Toronto, Ontario — Toyota announced that they are icing the use of heat to straighten body and frame components on OEM repairs, as well as reinforcing pre-existing welding techniques, in a Collision Repair Information Bulletin (CRIB) issued last Wednesday.
The automaker says that due to the high-strength sheet steel used for structural body and frame components, heat is not to be used in repair procedures as it can change the crystalline structure of the steel, causing a significant decrease in strength, as well as reduce its corrosion resistance.
When it comes to repair versus replace on certain parts, Toyota says body and frame deformations that cannot be returned to their original shape by cold straightening are classified as “kinks” and should be replaced. Deformations that can be repaired with cold straightening are classified as “bends.”
Stefano Liessi, a senior consultant at Canadian Collision Specialist and frequent columnist in Collision Repair magazine, spoke to whether this decision on cold straightening and part replacement will affect the overall repair process for technicians.
“It could, in the sense that a technician will have to try to complete some cold pulls first and if this fails, we are into replacement,” said Liessi.
“This is also a cost factor as no one wants to work for free. The understanding of these outlines and releases is incredibly important to the success of any repair.”
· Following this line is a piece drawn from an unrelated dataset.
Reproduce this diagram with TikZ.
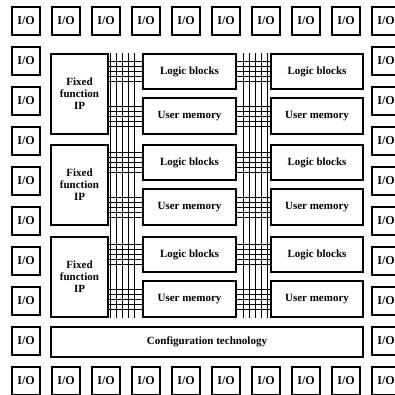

The bulletin also reinforced the requirement for gas inert arc welding/metal inert gas (MIG) techniques to be used on welded frame components. Toyota says the only approved welding technique is a butt joint without backing.
Liessi warns that while Toyota says they only mandate the use of MIG welding techniques, the inference should not be made that the use of silicon bronze, which MIG welders are capable of installing, is approved by OEM procedure.
He says he has seen this sort of “ambiguous information” in OEM welding repair documentation before.
Additionally, Liessi says “When Toyota mentions the weld joints, they specifically indicate that open butt joints are mandatory. This is to alert the technician that they are not in a position to arbitrarily decide to ‘sleeve’ the joint. Toyota uses direct language here in this part of the release, however, we must always refer to the Body Repair Manual as in areas where you will find applications of ‘lap welds.’
Liessi advised that technicians keep track of OEM’s pre-weld requirements for the application of things such as rivets, bronze and plug welds.
“With that said one aspect of note is the welder setup time and Toyotas’ focus on its importance. I cannot express how important this is and how it needs to be done for each weld scenario presented to the technician,” he said.
“Toyota along with other OEMs have parameters laid out that the technician needs to match prior to welding on the vehicle. When it comes to standards of repair and accountability this step is not up for negotiation or debate, and it is not included in operations.”